Even today, we are effectively only on the third major model generation, making the jump from a contemporary 911 to a vintage model feel strangely seamless. Nearly all the major ingredients have been retained since 1963, even in the latest generation, known internally by its codename 991. You face five big round dials. You have superb visibility and surprising comfort. Everything feels a bit less intimidating than in other  sports cars.

And when you turn the ignition key, positioned often to the left of the steering column, the engine whirrs into life from far, far behind you. Engineers may say the flat six-cylinder engine is in the wrong place, hanging out behind the rear axle, but according to the brand historians at Porsche’s glittering museum, adjacent  to its factory in Zuffenhausen, Germany, it is always going to be right for 911.

Journalists had convened for a drive event  at Porsche’s test facility in Weissach, and would move across 911 generations throughout the day. First, a red 1974 Carrera, the one with the US-prescribed “crush can” bumpers.

Move from a modern car, and a period 911’s offset, floor-hinged pedals, recalcitrant gearbox and  rear-set weight bias could cause some unease. But the feeling is fleeting. Ferdinand Porsche’s design priority of the 911 was to create space, flexibility, comfort and ease over long distances. Such approachability settles a neophyte enough to enjoy the positives – that howling rear engine among them.

As our group was late arriving in Weissach, our German guide, in a 400-horsepower 2013 991 Carrera S, pressed on at unprintable speeds. We kept up. There was a lot more to mind in our car, certainly, but a flood of extra sensations meant we had confidence doing so. We knew that the writhing, chattering steering wheel was involving us in ways that are lost on the driver of a showroom-fresh 991.

By the 1970s, 911s were making grudging accommodation for new technologies. But during a brief bit of wheel time in the original car from the mid-1960s, we experienced the uncorrupted feel and feedback enthusiasts love.

Maybe too much feedback? These early 911s did have handling quirks because of where the engine was located. Porsche had not quite sorted the suspension; spindly tires and tippy-toe springs did not help. Controlling a highly coveted vintage sports car via a huge, thin-rimmed steering wheel was certainly one way to test one’s depth of enthusiasm for the breed.
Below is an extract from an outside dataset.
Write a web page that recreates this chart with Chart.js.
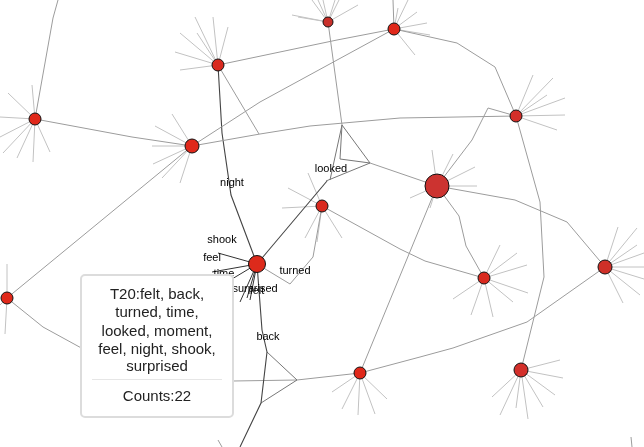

Later, a switch into a silver 1995 Targa model, codenamed 993, reinforced what a 911 is all about. There was leather, climate controls, an automatic transmission and electric everything, sure, but all the fundamentals felt the same as the blue car over three decades its senior.

That this lineage feels slightly broken after the late 1990s is for a good reason. The engine began to be cooled by water and not air, making the older engines sound much clearer and more mechanical. The view through the upright windscreen is also more panoramic in the older cars, and their sheer compactness makes for confident, press-on motoring even on narrow roads.

Earlier this month, driving the new 991 Carrera 4 from England to Wales and back, the latest 911 had less steering feel, more comfort, less noise, more space, fewer quirks and greater speed. However, it was still a 911. You still sensed where the engine was, still felt the nose bobble over undulations in the tarmac. It could still go wickedly fast without producing the anxiety prevalent in other sports cars.

Little has fundamentally changed because there has been fundamentally little need. The 911 really is like no other sports car.